Four measures expanding women's access to abortion were signed by Gov. Grey Davis of California Sept. 5. The most prominent is aimed at protecting abortion in California should the US. Supreme Court one day overturn its own action upholding the procedure. The law declares that women's decisions about birth control and abortion are fundamentally private choices, protected under state privacy-rights law; it allows midwives and nurse practitioners to dispense abortion-related drugs such as RU-496. Catholic Bishop William Weigand of Sacramento, in a letter that asked the governor to exercise his power of veto, said the measure enshrines abortion as good public practice and policy in California and lowers the standard of care for women seeking a chemical abortion.

"Christian hope is the oxygen of the disciple," Bishop Donald Trautman of Erie, PA, said in an address this summer to the National Association of Pastoral Musicians in Rochester, NY. He said, "Christian hope is not a superficial, blind optimism, not putting on rose-colored glasses and pretending that ‘everything will be all right.’" Trautman said that "people overwhelmed with personal problems often waiver between the two extremes of over-confidence and total discouragement." He asked: "Where do we find the balance - the help - the true meaning of Christian hope? We turn to the Gospels. Here we discover Christian hope is the art of perseverance, the courage to be in the circumstances where we find ourselves... The Gospels reveal that Christian hope is courage under pressure.
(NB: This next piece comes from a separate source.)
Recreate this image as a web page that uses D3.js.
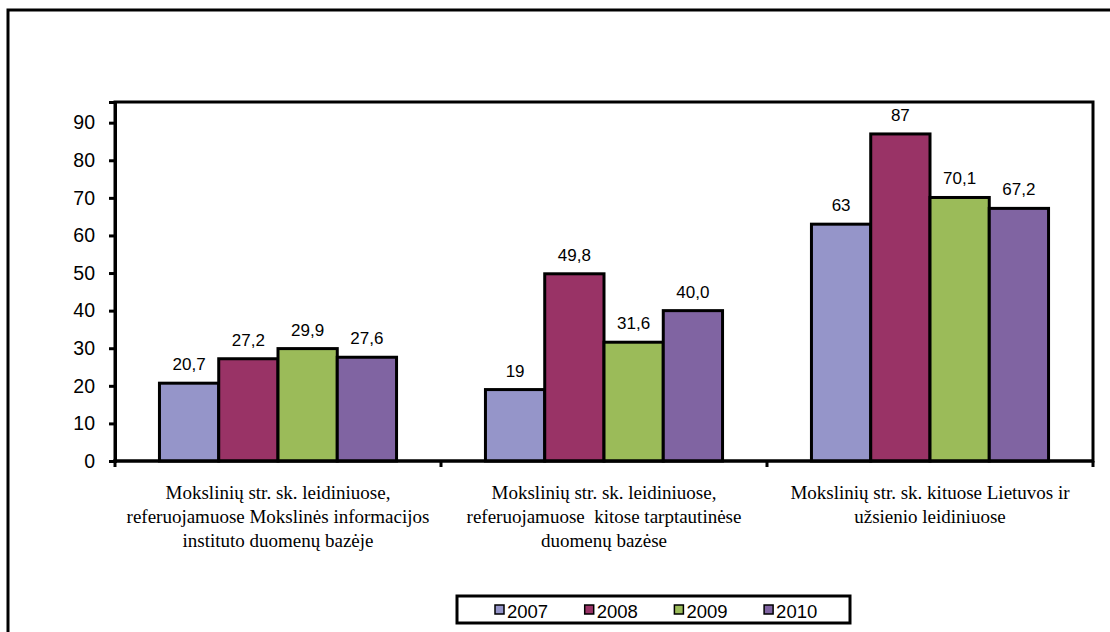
<!DOCTYPE html>
<html><head><meta charset="utf-8">
<script src="https://cdn.jsdelivr.net/npm/d3@7"></script>
<style>html,body{margin:0;padding:0;background:#fff;}svg{display:block;}</style>
</head><body>
<script>
const categories = [
  ["Mokslinių str. sk. leidiniuose,", "referuojamuose Mokslinės informacijos", "instituto duomenų bazėje"],
  ["Mokslinių str. sk. leidiniuose,", "referuojamuose  kitose tarptautinėse", "duomenų bazėse"],
  ["Mokslinių str. sk. kituose Lietuvos ir", "užsienio leidiniuose"]
];
const series = ["2007", "2008", "2009", "2010"];
const values2007 = [20.7, 19, 63];
const values2008 = [27.2, 49.8, 87];
const values2009 = [29.9, 31.6, 70.1];
const values2010 = [27.6, 40.0, 67.2];
const labels2007 = ["20,7", "19", "63"];
const labels2008 = ["27,2", "49,8", "87"];
const labels2009 = ["29,9", "31,6", "70,1"];
const labels2010 = ["27,6", "40,0", "67,2"];
const yTicks = [0, 10, 20, 30, 40, 50, 60, 70, 80, 90];
const colors = ["#9595C9", "#993366", "#9BBB59", "#8064A2"];

const W = 1110, H = 632;
const plot = {left: 115, right: 1093, top: 102, bottom: 461};
const svg = d3.select("body").append("svg").attr("width", W).attr("height", H);

// outer frame
svg.append("path").attr("d", `M8,${H} L8,10 L${W},10`).attr("fill", "none")
  .attr("stroke", "#000").attr("stroke-width", 3);

const x0 = d3.scaleBand().domain(d3.range(categories.length)).range([plot.left, plot.right]).paddingInner(0).paddingOuter(0);
const x1 = d3.scaleBand().domain(series).range([0, x0.bandwidth()]).paddingInner(0).paddingOuter(0.75);
const y = d3.scaleLinear().domain([0, 95.5]).range([plot.bottom, plot.top]);

// plot area frame
svg.append("rect").attr("x", plot.left).attr("y", plot.top)
  .attr("width", plot.right - plot.left).attr("height", plot.bottom - plot.top)
  .attr("fill", "#fff").attr("stroke", "#000").attr("stroke-width", 3);

const allVals = [values2007, values2008, values2009, values2010];
const allLabels = [labels2007, labels2008, labels2009, labels2010];

series.forEach((s, si) => {
  const g = svg.append("g");
  g.selectAll("rect").data(allVals[si]).enter().append("rect")
    .attr("x", (d, i) => x0(i) + x1(s))
    .attr("y", d => y(d))
    .attr("width", x1.bandwidth())
    .attr("height", d => y(0) - y(d))
    .attr("fill", colors[si]).attr("stroke", "#000").attr("stroke-width", 3);
  g.selectAll("text").data(allVals[si]).enter().append("text")
    .attr("x", (d, i) => x0(i) + x1(s) + x1.bandwidth() / 2)
    .attr("y", d => y(d) - 13)
    .attr("text-anchor", "middle")
    .attr("font-family", "Liberation Sans, Arial, sans-serif").attr("font-size", 17)
    .text((d, i) => allLabels[si][i]);
});

// Y axis
const yAxis = d3.axisLeft(y).tickValues(yTicks).tickSize(6).tickPadding(14).tickFormat(d3.format("d"));
const ya = svg.append("g").attr("transform", `translate(${plot.left},0)`).call(yAxis);
ya.select(".domain").attr("stroke", "#000").attr("stroke-width", 3);
ya.selectAll(".tick line").attr("stroke", "#000").attr("stroke-width", 3);
ya.selectAll(".tick text").attr("font-family", "Liberation Sans, Arial, sans-serif").attr("font-size", 19.5).attr("fill", "#000");

// X axis boundary ticks
const bounds = d3.range(categories.length + 1).map(i => i < categories.length ? x0(i) : plot.right);
svg.append("g").selectAll("line").data(bounds).enter().append("line")
  .attr("x1", d => d).attr("x2", d => d).attr("y1", plot.bottom).attr("y2", plot.bottom + 6)
  .attr("stroke", "#000").attr("stroke-width", 3);
svg.append("line").attr("x1", plot.left - 2).attr("x2", plot.right + 1).attr("y1", plot.bottom).attr("y2", plot.bottom)
  .attr("stroke", "#000").attr("stroke-width", 3);

// category labels
categories.forEach((lines, i) => {
  const t = svg.append("text").attr("text-anchor", "middle")
    .attr("font-family", "Liberation Serif, Times New Roman, serif").attr("font-size", 19);
  lines.forEach((ln, li) => {
    t.append("tspan").attr("x", x0(i) + x0.bandwidth() / 2).attr("y", 499 + li * 24)
      .attr("xml:space", "preserve").style("white-space", "pre").text(ln);
  });
});

// legend
const lg = svg.append("g");
lg.append("rect").attr("x", 457).attr("y", 596).attr("width", 393).attr("height", 27)
  .attr("fill", "#fff").attr("stroke", "#000").attr("stroke-width", 3);
series.forEach((s, si) => {
  const lx = 495 + si * 89.7;
  lg.append("rect").attr("x", lx).attr("y", 605).attr("width", 9).attr("height", 9)
    .attr("fill", colors[si]).attr("stroke", "#000").attr("stroke-width", 1.5);
  lg.append("text").attr("x", lx + 12).attr("y", 618)
    .attr("font-family", "Liberation Sans, Arial, sans-serif").attr("font-size", 18.5).text(s);
});
</script>
</body></html>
Justice Petra Jimenez Maes, the first Hispanic woman on the New Mexico Supreme Court, has been named to the U.S. bishops’ National Review Board on sexual abuse of minors. Maes is the 13th and final member of the board, established by the bishops in June during their meeting in Dallas, TX, to monitor compliance by U.S. dioceses with the bishops’ "Charter for the Protection of Children and Young People."